Acompanhado por mais três músicos, Snaith deu assim mais corpo à sua música - rotulá-la como electrónica acaba por ser limitado quando no palco se tocou bateria, baixo, guitarra, teclados, pandeireta ou flauta.
Ao fundo, projecções de imagens com cores esbatidas reforçaram a carga onírica e/ou alucinogénia das composições, mas foi pena que a actuação tenha durado pouco.
Com menos de uma hora de duração, o concerto terminou logo após aquele que foi, de longe, o seu momento alto. "Sun", o novo single de Caribou, não só superou a versão editada como foi talvez a melhor coisa que se ouviu este ano no festival. O título da canção foi repetido até à exaustão e envolto por uma melodia circular e hipnótica, alvo de múltiplas variações de intensidade num estonteante oásis sonoro. Tudo o que viesse depois disso sairia a perder, mas ainda assim lamenta-se que não tenha havido mais nada.

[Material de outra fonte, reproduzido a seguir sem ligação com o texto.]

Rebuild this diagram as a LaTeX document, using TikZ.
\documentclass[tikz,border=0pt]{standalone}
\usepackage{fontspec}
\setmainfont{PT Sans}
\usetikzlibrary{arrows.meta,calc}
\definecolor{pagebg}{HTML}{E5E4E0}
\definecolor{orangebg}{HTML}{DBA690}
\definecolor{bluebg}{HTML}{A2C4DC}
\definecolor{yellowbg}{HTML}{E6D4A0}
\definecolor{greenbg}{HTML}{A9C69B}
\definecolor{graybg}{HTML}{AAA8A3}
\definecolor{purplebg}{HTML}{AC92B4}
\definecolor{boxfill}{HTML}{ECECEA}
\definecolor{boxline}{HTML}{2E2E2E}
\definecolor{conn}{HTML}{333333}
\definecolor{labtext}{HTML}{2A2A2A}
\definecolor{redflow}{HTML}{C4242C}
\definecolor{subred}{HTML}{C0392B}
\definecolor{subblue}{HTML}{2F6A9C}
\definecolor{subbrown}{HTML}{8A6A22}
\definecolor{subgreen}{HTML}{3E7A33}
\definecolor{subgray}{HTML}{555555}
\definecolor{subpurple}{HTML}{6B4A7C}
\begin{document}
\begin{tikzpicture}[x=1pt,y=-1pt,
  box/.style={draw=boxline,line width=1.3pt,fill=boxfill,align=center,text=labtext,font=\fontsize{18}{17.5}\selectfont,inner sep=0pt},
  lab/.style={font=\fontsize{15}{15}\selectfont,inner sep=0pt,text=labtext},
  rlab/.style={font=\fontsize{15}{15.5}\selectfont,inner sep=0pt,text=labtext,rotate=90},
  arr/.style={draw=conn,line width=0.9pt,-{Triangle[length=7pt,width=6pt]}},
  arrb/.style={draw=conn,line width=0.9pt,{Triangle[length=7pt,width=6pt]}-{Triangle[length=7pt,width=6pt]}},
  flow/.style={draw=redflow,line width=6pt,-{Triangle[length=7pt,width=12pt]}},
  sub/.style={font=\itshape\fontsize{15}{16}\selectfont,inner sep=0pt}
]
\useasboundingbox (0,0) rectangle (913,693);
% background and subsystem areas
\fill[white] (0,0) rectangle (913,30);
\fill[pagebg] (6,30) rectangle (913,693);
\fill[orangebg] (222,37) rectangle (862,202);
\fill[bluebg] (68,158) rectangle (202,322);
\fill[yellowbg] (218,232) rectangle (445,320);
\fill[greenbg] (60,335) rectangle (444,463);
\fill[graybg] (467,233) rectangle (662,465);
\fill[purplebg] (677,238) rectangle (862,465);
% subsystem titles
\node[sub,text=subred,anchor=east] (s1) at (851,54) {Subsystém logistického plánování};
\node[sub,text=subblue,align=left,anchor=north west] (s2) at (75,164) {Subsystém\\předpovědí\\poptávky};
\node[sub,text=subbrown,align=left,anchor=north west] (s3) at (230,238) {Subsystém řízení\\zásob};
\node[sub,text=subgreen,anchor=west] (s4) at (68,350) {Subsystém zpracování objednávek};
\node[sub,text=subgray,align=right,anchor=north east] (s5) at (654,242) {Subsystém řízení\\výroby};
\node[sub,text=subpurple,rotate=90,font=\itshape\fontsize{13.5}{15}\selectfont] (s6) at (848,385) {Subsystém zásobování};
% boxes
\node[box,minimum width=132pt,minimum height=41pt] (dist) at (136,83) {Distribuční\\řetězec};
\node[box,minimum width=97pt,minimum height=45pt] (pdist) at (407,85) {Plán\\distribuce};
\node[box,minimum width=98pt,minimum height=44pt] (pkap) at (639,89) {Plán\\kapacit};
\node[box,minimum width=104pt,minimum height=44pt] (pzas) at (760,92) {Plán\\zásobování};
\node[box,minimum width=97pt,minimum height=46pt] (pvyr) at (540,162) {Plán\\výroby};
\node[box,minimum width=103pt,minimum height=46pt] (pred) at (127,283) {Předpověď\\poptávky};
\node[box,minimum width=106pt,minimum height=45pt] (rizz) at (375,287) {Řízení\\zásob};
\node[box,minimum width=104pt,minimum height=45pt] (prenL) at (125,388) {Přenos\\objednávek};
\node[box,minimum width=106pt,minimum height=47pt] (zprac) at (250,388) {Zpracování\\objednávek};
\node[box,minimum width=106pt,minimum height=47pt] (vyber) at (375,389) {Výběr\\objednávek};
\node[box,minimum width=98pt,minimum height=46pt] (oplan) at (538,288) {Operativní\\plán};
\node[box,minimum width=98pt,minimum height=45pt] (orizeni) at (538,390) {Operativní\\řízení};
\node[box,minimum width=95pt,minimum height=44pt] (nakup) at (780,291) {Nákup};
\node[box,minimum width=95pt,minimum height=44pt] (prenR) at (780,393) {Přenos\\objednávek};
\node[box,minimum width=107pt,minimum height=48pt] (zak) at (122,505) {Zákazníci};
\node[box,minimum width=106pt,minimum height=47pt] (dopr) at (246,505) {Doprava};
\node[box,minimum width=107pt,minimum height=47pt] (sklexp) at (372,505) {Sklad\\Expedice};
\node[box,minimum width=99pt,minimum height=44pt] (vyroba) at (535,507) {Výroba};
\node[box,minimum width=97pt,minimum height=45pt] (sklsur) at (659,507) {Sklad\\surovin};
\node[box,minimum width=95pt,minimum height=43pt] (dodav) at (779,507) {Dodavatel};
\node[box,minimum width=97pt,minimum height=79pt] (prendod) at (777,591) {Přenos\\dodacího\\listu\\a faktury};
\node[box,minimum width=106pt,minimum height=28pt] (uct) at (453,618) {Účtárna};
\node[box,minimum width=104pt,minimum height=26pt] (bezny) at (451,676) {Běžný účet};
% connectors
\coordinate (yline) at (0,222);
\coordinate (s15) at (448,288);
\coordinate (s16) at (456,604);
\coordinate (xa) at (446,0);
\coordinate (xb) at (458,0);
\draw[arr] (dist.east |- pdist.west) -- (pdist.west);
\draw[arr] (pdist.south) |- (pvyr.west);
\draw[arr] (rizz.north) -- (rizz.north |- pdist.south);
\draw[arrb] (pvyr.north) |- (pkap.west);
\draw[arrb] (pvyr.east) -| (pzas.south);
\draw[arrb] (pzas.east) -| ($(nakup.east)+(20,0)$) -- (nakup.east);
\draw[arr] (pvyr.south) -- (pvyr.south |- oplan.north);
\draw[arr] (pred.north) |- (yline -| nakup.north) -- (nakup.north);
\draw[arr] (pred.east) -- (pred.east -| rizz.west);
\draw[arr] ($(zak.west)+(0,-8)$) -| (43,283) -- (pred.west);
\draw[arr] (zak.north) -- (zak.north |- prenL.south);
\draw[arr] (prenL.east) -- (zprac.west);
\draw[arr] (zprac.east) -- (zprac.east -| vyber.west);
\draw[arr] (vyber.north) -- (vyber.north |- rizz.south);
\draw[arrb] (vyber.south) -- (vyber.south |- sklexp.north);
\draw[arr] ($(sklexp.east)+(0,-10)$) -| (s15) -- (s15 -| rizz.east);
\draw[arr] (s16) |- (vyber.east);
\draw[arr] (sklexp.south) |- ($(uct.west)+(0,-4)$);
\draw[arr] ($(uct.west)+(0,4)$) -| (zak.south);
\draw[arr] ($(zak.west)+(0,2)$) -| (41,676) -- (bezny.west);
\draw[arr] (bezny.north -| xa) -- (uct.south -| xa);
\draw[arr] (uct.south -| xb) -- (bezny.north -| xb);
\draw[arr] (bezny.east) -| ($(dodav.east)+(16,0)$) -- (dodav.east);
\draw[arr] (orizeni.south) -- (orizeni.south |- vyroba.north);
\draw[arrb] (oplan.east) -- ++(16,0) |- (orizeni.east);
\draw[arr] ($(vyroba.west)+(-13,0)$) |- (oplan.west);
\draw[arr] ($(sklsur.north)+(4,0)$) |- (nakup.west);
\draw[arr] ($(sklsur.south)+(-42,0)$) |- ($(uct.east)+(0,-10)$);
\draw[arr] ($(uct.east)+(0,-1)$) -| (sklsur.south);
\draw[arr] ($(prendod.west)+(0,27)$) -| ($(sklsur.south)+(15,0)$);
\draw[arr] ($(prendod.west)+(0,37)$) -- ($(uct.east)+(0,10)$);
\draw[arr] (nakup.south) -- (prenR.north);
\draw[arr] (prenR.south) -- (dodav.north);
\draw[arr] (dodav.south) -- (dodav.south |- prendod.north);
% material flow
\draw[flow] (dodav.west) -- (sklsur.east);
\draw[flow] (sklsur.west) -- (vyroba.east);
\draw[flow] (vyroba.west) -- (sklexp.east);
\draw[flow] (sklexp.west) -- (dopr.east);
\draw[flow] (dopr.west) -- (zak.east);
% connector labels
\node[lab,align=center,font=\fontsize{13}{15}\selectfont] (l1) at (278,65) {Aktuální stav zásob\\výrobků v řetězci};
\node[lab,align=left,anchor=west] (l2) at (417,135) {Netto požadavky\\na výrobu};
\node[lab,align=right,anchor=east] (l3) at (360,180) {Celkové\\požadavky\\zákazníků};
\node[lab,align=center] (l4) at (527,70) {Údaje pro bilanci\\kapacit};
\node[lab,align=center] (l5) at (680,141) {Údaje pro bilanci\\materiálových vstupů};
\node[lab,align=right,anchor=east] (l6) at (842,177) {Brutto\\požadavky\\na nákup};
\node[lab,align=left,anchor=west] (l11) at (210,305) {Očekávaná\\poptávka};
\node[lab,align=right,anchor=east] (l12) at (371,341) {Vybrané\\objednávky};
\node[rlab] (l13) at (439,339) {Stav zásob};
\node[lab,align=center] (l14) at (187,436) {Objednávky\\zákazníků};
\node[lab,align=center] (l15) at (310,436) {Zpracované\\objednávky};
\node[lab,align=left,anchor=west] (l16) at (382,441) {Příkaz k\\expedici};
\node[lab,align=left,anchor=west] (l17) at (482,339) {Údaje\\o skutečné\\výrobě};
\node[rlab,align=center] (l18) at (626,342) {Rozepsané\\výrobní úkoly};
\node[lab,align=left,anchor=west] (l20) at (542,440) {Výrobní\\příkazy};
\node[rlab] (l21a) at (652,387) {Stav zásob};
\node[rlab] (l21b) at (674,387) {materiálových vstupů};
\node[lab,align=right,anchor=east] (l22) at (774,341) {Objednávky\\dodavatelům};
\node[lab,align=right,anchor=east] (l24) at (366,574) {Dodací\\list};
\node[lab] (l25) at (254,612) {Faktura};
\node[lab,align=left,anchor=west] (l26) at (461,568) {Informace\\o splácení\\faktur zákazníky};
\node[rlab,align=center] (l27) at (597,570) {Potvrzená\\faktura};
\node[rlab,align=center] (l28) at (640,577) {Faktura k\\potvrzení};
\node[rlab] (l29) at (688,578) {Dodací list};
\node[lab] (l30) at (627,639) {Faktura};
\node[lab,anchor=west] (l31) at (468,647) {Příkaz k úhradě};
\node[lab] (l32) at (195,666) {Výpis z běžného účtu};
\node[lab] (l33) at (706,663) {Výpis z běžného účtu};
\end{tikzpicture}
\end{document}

Mais coesa, a actuação dos We Have Band resultou numa óptima estreia do trio britânico em Portugal. O Palco After-Hours foi o local certeiro para a apresentação do primeiro disco do grupo, o recente "WHB, e se muitas canções não deixaram de soar algo derivativas - como se nascessem de um encontro entre Juan Maclean e os Chromeo -, ainda conseguiram ser quase sempre cativantes. Temas como "Oh" ou "You Came Out" mostraram-se mesmo irresistíveis e, já nas primeiras horas da madrugada, mantiveram o sono longe dos que ouviram a sua electrónica dançável - e bem sucedida tanto nos episódios mais poppy como nos sinuosos.

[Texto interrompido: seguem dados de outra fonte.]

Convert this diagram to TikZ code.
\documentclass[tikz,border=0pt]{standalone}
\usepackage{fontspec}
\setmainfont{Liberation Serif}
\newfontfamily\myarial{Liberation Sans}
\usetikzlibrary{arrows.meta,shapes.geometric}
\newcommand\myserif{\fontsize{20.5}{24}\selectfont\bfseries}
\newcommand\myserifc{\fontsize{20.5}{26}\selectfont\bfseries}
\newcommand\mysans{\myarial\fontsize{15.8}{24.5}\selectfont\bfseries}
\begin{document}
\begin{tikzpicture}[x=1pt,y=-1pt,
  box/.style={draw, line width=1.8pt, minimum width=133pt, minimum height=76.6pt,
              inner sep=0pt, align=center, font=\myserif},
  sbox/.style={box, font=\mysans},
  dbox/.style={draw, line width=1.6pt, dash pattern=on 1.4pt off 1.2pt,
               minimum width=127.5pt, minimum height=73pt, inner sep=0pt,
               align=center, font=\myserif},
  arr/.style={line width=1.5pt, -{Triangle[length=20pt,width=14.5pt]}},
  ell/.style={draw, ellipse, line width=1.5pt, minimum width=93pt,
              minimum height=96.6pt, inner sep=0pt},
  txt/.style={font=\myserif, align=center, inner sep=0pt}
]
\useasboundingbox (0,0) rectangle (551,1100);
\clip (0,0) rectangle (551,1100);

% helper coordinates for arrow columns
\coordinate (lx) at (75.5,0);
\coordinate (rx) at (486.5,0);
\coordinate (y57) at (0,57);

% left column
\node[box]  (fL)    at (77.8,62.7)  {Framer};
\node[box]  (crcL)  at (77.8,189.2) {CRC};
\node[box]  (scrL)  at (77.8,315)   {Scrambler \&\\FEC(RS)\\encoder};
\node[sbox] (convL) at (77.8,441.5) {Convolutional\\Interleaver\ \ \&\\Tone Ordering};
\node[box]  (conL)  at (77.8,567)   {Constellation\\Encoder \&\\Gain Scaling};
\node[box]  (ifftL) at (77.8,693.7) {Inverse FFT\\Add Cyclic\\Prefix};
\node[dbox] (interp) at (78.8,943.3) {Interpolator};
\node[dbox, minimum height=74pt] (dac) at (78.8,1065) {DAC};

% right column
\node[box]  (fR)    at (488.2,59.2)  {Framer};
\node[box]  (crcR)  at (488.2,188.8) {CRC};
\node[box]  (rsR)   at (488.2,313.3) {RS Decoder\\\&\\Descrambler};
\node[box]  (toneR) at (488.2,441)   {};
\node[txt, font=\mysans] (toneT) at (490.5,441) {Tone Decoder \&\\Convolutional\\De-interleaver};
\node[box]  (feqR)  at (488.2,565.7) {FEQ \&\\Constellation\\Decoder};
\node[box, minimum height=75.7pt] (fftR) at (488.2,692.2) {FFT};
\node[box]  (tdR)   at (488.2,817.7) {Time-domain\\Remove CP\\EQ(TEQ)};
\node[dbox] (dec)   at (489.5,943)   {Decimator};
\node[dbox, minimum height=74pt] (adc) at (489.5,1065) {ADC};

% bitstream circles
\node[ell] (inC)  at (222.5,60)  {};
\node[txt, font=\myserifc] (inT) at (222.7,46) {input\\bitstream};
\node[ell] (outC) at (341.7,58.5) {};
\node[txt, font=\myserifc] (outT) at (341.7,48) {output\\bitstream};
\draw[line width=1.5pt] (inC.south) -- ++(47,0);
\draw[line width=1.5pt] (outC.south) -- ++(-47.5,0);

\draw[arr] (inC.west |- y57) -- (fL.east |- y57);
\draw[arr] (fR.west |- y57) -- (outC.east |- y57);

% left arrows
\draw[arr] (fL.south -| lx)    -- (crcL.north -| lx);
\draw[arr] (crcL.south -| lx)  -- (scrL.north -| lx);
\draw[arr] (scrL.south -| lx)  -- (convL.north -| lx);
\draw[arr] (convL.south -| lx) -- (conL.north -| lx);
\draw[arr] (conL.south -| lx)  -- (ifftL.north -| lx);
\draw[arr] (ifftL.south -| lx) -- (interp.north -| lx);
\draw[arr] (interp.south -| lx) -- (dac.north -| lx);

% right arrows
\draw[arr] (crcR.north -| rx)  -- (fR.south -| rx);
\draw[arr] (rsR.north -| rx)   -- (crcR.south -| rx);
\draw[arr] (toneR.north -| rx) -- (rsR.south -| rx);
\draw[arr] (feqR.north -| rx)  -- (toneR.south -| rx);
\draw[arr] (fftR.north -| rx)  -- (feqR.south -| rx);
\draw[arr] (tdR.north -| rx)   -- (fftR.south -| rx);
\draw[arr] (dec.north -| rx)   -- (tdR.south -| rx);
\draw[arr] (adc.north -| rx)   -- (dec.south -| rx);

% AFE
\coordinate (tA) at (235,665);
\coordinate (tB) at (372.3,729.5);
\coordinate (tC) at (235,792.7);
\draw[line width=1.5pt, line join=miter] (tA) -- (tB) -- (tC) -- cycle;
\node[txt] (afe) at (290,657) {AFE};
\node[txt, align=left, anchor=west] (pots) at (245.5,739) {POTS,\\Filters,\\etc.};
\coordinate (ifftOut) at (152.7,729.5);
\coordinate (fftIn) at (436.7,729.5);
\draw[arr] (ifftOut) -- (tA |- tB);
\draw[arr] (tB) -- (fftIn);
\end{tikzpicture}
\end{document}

Decididamente menos apropriados para o Palco After-Hours, os norte-americanos Best Coast não deixaram de assegurar um concerto simpático. Mas pouco mais, nem sempre correspondendo ao que se esperava de um cartão de visita tão apelativo como o seu álbum de estreia, "Crazy for You", uma boa mistura de heranças do surf pop e dos girl groups dos anos 60 (e que tem, por exemplo, os Spoon entre os fãs).
Esse tom luminoso (ainda que pontuado por alguma melancolia) sairia, aliás, beneficiado num horário diurno, com direito a Sol, em vez de num contexto que pede outros sabores musicais. Assim, entremeados entre o concerto ocasionalmente frenético dos We Have Band e set de DJ Coco, os temas dos Best Coast acabaram por perder algum fulgor, mesmo que não tenham sido despiciendos enquanto canções de embalar.

Nesta sexta-feira, a 18ª edição do Festival Paredes de Coura entra no terceiro dia com concertos dos Courteneers, Peter Hookou White Lies. Os Klaxons são os cabeças de cartaz.